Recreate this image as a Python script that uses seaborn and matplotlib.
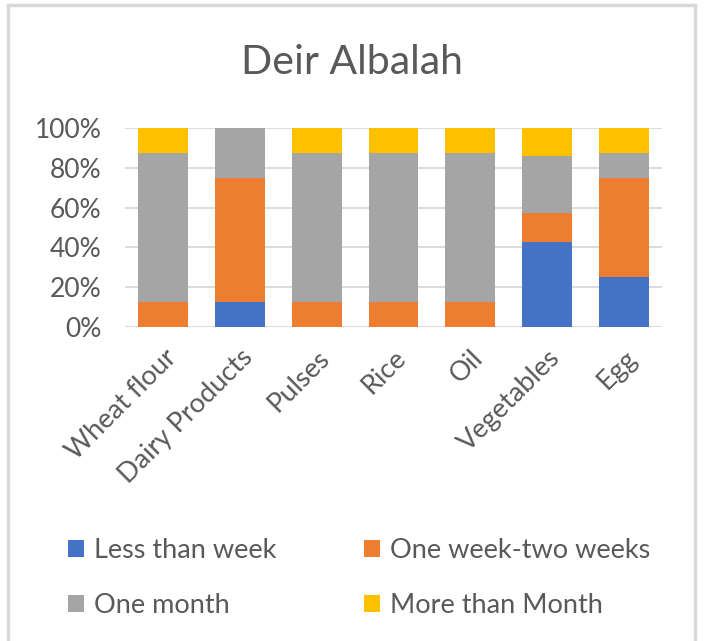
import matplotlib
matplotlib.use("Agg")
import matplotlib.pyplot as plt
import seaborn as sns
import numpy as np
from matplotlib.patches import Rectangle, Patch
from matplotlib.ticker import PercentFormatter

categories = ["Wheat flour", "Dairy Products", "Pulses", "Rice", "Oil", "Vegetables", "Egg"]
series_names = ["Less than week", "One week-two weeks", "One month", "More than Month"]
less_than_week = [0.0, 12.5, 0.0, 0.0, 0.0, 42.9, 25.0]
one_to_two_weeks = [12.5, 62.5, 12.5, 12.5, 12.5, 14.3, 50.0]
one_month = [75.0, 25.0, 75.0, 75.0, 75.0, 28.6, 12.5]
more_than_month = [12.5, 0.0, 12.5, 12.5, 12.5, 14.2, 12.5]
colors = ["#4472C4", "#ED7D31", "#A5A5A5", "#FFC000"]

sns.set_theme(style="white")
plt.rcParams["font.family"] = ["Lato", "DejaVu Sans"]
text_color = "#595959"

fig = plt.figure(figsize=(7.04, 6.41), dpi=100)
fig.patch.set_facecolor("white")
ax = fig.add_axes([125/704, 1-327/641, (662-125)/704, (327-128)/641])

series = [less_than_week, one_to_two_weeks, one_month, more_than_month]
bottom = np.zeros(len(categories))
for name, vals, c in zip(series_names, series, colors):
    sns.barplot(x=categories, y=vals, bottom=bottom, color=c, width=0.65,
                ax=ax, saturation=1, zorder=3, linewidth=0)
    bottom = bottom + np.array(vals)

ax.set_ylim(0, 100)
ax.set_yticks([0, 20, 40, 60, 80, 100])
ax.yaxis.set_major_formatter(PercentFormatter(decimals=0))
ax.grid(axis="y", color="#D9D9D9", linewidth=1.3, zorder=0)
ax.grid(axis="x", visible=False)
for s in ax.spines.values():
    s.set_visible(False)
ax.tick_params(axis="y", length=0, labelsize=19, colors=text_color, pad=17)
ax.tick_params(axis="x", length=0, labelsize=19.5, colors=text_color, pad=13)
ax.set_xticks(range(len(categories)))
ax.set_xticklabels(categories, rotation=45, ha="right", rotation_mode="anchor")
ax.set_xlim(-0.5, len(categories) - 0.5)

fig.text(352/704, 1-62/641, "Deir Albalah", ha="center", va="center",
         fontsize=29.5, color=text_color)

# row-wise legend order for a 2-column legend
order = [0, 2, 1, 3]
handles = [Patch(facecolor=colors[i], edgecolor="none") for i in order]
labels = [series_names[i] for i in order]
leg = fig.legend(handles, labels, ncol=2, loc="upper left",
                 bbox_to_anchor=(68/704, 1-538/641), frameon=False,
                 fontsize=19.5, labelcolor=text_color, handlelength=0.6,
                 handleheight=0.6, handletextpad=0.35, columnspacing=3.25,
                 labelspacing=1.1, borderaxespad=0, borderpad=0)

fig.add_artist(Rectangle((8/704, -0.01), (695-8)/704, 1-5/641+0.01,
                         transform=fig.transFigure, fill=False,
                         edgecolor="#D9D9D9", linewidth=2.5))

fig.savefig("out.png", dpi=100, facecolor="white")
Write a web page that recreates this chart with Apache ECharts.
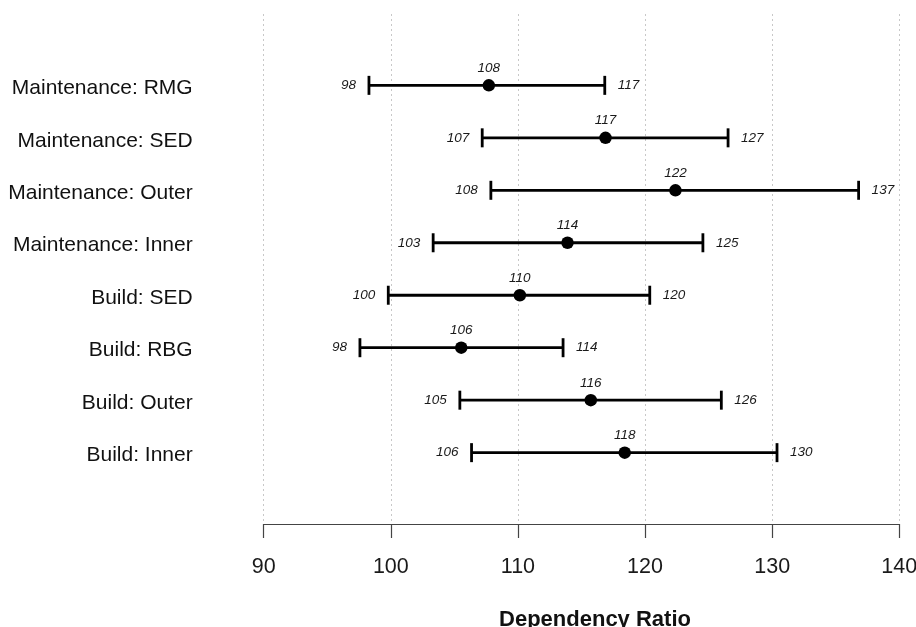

Task description. Take the lines above from the top of the records through the one with "1-327/641, (662-125)/704, (327-128)/641])" and repeat them exactly, without any pictures.

Answer to the exercise.
Recreate this image as a Python script that uses seaborn and matplotlib.
import matplotlib
matplotlib.use("Agg")
import matplotlib.pyplot as plt
import seaborn as sns
import numpy as np
from matplotlib.patches import Rectangle, Patch
from matplotlib.ticker import PercentFormatter

categories = ["Wheat flour", "Dairy Products", "Pulses", "Rice", "Oil", "Vegetables", "Egg"]
series_names = ["Less than week", "One week-two weeks", "One month", "More than Month"]
less_than_week = [0.0, 12.5, 0.0, 0.0, 0.0, 42.9, 25.0]
one_to_two_weeks = [12.5, 62.5, 12.5, 12.5, 12.5, 14.3, 50.0]
one_month = [75.0, 25.0, 75.0, 75.0, 75.0, 28.6, 12.5]
more_than_month = [12.5, 0.0, 12.5, 12.5, 12.5, 14.2, 12.5]
colors = ["#4472C4", "#ED7D31", "#A5A5A5", "#FFC000"]

sns.set_theme(style="white")
plt.rcParams["font.family"] = ["Lato", "DejaVu Sans"]
text_color = "#595959"

fig = plt.figure(figsize=(7.04, 6.41), dpi=100)
fig.patch.set_facecolor("white")
ax = fig.add_axes([125/704, 1-327/641, (662-125)/704, (327-128)/641])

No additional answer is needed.